-- Begin --

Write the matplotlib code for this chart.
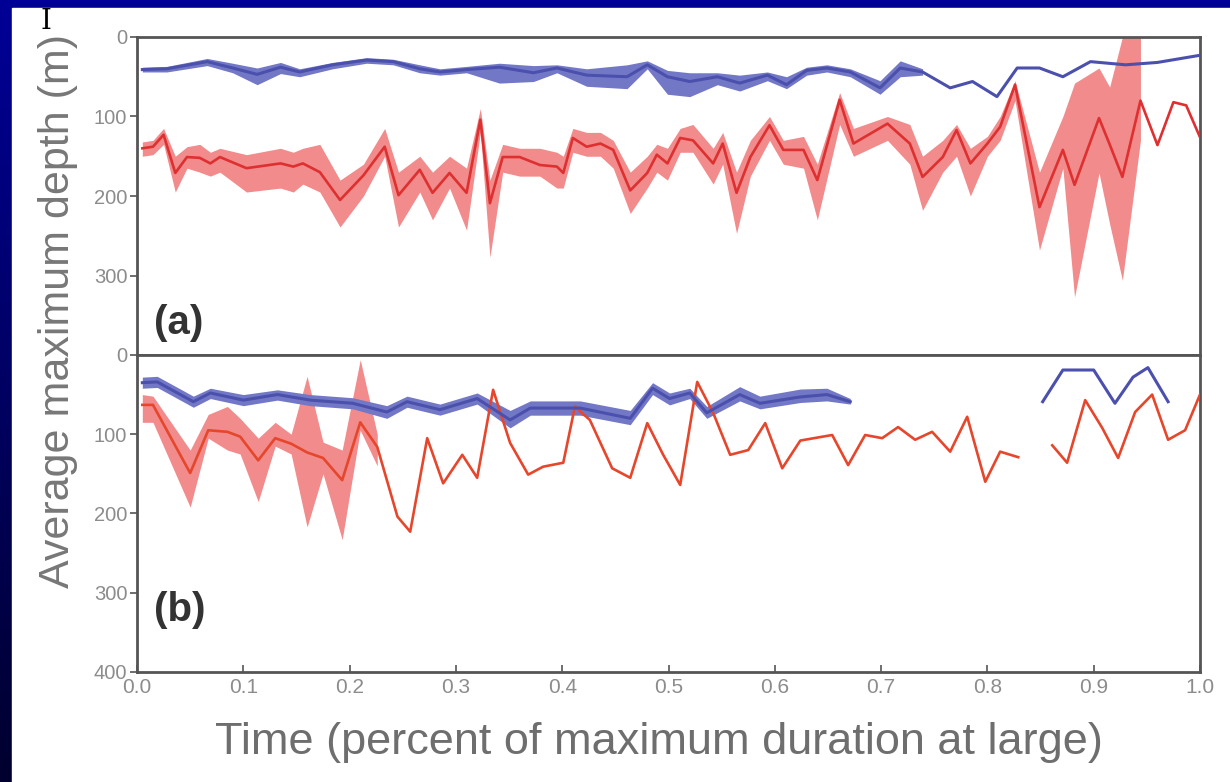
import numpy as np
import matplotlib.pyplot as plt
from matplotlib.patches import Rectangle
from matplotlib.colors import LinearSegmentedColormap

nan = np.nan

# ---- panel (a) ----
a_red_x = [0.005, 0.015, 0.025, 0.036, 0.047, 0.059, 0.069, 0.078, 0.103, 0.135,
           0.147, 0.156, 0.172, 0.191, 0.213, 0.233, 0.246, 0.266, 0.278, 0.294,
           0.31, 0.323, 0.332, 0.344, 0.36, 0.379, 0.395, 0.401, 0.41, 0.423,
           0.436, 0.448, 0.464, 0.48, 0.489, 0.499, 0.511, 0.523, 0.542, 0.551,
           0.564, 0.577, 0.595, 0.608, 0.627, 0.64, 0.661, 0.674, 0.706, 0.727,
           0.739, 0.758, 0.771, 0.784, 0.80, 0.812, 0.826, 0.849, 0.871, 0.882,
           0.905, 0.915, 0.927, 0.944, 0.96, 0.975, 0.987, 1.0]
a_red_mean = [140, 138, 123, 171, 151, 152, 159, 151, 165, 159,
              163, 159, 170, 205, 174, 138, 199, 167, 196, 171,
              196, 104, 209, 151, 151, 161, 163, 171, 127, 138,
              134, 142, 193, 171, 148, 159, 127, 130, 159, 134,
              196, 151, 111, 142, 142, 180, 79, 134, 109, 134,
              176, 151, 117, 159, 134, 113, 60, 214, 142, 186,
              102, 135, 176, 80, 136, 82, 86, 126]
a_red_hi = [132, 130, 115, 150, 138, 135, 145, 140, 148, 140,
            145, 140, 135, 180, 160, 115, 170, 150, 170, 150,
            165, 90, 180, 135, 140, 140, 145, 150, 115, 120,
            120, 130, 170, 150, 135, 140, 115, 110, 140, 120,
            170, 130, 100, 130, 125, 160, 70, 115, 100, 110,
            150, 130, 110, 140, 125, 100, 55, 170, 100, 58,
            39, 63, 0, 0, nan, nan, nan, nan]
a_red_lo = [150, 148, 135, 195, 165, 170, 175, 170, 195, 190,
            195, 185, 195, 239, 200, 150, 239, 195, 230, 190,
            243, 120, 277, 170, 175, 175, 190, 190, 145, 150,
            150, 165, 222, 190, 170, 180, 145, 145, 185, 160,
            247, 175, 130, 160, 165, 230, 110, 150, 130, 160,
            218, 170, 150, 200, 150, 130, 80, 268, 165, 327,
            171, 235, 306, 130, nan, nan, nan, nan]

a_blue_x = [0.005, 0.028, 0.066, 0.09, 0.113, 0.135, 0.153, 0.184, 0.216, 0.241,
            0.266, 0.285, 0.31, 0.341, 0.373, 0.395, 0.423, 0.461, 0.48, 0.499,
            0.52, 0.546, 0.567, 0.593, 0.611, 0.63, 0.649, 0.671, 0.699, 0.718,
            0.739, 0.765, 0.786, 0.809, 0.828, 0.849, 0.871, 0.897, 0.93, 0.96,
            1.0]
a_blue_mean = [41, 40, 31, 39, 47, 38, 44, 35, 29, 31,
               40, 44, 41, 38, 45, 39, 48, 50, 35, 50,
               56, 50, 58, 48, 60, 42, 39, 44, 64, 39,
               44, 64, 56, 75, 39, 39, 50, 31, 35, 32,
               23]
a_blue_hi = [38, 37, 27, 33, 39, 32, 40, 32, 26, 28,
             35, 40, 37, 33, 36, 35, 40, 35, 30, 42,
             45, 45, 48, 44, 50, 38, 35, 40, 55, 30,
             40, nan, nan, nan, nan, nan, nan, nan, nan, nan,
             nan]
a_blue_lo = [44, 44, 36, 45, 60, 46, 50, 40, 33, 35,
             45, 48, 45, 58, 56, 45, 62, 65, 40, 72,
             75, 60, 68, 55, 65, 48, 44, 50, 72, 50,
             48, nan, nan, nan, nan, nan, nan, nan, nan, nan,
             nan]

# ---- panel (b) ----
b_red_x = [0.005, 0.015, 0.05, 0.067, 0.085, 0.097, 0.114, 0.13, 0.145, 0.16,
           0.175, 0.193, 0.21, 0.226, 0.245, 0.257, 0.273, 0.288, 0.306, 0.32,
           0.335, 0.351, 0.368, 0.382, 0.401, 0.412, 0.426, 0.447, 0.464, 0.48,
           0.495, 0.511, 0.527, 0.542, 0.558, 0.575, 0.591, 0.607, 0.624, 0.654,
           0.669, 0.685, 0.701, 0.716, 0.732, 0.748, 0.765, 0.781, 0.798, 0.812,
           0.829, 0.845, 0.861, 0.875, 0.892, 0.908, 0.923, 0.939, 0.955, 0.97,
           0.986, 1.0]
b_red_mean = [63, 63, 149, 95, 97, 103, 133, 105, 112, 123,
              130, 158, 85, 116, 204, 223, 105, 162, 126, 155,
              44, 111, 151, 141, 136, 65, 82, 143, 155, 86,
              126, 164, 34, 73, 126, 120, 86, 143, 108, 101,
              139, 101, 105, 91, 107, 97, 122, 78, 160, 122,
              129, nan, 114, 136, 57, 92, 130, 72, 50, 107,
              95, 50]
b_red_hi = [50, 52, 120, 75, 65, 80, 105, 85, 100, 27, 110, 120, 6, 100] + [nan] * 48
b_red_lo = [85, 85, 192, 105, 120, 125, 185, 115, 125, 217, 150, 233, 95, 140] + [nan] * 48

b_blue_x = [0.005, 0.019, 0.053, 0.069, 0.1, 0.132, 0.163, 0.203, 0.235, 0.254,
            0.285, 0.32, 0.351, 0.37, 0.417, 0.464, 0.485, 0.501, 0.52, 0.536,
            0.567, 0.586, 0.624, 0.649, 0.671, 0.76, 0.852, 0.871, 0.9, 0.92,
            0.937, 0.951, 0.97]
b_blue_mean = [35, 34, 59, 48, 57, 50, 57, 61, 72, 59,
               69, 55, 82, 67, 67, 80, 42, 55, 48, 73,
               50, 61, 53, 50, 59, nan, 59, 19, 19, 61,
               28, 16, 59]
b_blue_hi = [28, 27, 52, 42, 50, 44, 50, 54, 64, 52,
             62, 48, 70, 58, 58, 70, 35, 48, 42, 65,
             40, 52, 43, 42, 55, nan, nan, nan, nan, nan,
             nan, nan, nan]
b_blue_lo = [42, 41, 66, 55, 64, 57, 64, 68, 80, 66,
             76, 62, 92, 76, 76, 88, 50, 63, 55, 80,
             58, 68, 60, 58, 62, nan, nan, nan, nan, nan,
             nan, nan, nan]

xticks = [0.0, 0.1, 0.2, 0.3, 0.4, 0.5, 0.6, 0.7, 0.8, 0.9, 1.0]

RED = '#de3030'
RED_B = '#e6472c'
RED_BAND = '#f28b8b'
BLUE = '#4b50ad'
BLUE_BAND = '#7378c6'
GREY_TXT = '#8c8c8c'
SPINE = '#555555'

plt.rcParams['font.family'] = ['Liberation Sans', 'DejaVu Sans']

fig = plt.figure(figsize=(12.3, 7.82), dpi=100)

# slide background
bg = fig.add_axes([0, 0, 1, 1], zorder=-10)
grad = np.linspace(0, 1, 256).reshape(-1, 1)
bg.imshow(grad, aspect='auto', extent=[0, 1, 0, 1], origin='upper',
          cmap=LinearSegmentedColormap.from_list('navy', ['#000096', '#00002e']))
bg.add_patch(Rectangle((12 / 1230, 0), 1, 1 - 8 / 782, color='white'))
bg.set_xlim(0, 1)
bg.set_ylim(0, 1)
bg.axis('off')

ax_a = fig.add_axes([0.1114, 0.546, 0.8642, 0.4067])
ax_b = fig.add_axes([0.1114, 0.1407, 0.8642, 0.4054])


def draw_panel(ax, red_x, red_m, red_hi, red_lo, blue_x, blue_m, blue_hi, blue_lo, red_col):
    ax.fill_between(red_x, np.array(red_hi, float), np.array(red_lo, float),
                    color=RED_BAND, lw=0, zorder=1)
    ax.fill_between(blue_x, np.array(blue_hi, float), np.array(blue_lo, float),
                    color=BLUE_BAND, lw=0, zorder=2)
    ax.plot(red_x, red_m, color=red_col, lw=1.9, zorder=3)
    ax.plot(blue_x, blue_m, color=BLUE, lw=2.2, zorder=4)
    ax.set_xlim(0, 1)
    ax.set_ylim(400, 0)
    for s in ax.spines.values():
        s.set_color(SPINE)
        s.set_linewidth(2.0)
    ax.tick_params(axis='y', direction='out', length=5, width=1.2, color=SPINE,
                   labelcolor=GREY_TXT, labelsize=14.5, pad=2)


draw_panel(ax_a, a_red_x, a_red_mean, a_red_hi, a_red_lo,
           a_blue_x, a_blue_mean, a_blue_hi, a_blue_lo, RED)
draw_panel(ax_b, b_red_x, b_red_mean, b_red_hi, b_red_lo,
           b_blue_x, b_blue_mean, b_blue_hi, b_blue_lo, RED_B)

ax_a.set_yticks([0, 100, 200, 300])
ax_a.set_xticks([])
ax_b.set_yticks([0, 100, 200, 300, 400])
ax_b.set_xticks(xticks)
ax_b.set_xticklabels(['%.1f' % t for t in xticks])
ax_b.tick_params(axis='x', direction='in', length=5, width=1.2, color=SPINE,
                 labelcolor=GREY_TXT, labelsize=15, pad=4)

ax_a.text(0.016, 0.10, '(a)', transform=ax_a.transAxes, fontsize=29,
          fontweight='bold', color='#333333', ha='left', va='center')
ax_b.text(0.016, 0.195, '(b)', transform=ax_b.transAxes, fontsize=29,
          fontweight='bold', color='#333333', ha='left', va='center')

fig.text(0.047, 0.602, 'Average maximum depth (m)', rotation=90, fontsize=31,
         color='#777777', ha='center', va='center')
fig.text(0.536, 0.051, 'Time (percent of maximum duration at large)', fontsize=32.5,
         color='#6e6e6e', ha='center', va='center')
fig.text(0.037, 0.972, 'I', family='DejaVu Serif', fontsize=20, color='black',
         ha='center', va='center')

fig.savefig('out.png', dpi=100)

-- End --

[Problem description]: Repeat only the lines from the beginning of the material through the line containing "nan = np.nan", both ends kept, leaving pictures out.

[Exercise output]:
Write the matplotlib code for this chart.
import numpy as np
import matplotlib.pyplot as plt
from matplotlib.patches import Rectangle
from matplotlib.colors import LinearSegmentedColormap

nan = np.nan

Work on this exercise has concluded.